Cloud-Native Cost Optimization Without Sacrificing Reliability
Real-world tactics for reducing cloud spend while maintaining performance, availability, and team velocity in Kubernetes and serverless environments.
Cloud bills can spiral when teams prioritize speed and features over cost awareness. Over-provisioned clusters, idle resources, and inefficient data transfer patterns compound quickly, especially in Kubernetes and serverless environments. The good news: many of the largest savings come from architectural and operational changes that also improve reliability and observability. This post focuses on patterns that reduce spend without introducing fragility—tactics that have proven effective across production workloads at scale.
We will walk through right-sizing and autoscaling, data and egress strategies, reserved capacity planning, and the FinOps practices that keep cost optimization sustainable. Each section includes actionable recommendations you can implement immediately.
Right-sizing and autoscaling with discipline
Over-provisioned nodes and pods waste money and can mask performance issues. Teams often set generous resource requests and limits 'to be safe,' which leads to low utilization and inflated costs. Use vertical pod autoscalers and historical metrics to set realistic requests and limits based on actual usage patterns. Combine with cluster autoscalers so that scale-to-zero or scale-down actually happens when load drops.
The goal is to run the smallest footprint that still meets SLOs—no more, no less. Regular reviews of utilization dashboards help catch drift before it becomes expensive. For serverless, pay attention to memory allocation: many Lambda functions are over-provisioned. Right-sizing memory often reduces both cost and cold start times. Use profiling tools to understand actual consumption before making changes.
Data and egress strategy
Egress and cross-region transfer costs add up quickly, often exceeding compute costs for data-heavy workloads. Keep hot data in-region, use CDNs and object storage with lifecycle policies to tier cold data, and avoid unnecessary cross-account or cross-region copies. For analytics, consider aggregating in the same region as the source systems before syncing to a data warehouse.
Compress data in transit and at rest where possible. Understanding your data flow—where it originates, where it's consumed, and how often—is the first step to reducing transfer costs. Use regional endpoints for APIs and databases. If you must replicate across regions, batch transfers during off-peak hours and use dedicated transfer services that offer lower rates than standard egress.

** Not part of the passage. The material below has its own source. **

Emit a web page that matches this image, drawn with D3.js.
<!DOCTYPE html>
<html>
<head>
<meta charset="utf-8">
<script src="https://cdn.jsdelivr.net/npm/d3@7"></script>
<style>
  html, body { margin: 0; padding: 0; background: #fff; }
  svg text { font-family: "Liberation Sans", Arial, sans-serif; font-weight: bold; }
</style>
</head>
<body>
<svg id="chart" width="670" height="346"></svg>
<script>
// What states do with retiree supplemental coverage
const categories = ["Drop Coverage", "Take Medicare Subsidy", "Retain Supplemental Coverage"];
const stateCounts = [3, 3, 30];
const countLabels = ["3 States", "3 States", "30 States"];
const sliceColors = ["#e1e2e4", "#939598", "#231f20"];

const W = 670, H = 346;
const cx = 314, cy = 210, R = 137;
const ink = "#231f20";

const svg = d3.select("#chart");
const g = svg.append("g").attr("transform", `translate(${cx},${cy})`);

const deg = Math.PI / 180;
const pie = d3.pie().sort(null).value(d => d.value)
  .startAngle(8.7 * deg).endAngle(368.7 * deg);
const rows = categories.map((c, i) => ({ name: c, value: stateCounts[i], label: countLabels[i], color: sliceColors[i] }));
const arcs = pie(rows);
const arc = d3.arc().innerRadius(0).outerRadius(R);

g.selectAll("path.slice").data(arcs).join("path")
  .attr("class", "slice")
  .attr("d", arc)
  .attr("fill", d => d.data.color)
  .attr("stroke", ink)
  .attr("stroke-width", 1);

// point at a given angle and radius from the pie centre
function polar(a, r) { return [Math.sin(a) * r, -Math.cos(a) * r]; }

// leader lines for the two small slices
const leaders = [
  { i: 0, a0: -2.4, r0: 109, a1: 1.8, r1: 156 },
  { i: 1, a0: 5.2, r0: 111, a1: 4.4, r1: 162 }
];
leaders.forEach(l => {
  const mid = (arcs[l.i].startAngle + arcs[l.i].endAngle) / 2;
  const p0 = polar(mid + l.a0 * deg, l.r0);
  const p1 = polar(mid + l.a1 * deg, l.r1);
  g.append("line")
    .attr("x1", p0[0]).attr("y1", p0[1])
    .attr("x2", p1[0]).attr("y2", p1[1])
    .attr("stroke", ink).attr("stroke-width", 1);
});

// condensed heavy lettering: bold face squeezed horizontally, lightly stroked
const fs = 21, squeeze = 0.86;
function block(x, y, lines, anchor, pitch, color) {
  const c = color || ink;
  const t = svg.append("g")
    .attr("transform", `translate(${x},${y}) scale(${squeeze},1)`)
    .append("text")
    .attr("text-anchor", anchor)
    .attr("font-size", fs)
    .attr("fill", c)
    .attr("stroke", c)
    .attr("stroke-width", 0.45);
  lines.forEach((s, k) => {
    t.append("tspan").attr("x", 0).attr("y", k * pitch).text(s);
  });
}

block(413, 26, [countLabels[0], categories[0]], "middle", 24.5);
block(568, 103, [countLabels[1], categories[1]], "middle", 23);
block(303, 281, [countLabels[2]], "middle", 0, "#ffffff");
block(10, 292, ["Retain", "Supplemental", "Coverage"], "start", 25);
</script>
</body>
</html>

- Audit data flows with cloud provider cost tools to identify top egress sources
- Implement lifecycle policies to move infrequently accessed data to cheaper storage tiers
- Consider edge caching for static assets to reduce origin load and transfer costs
Reserved capacity and commitment plans
For predictable baseline load, reserved instances or committed use contracts can cut compute costs by 30–70%. The key is to reserve only what you can confidently predict—baseline capacity, not peak. Pair reserved capacity with spot or preemptible instances for variable and fault-tolerant workloads.
FinOps practices—clear ownership, consistent tagging, and regular review cycles—ensure that commitments stay aligned with actual usage. When usage patterns change, adjust reservations accordingly rather than letting them drift. Use savings plans or flexible commitments when possible; they offer more flexibility than traditional reserved instances while still providing significant discounts.
- Tag all resources consistently so cost allocation is accurate and actionable
- Set up billing alerts and anomaly detection to catch unexpected spikes early
- Review and rightsize at least quarterly—usage patterns evolve over time
Optimization is not about cutting corners; it is about aligning resource consumption with real demand and making every dollar count toward reliability and user value.
Cost optimization is an ongoing discipline, not a one-time project. Teams that embed FinOps into their workflow—with clear ownership, visibility, and regular reviews—find that they can reduce spend significantly while improving system reliability. The goal is sustainable efficiency: spending less without sacrificing performance, availability, or developer velocity.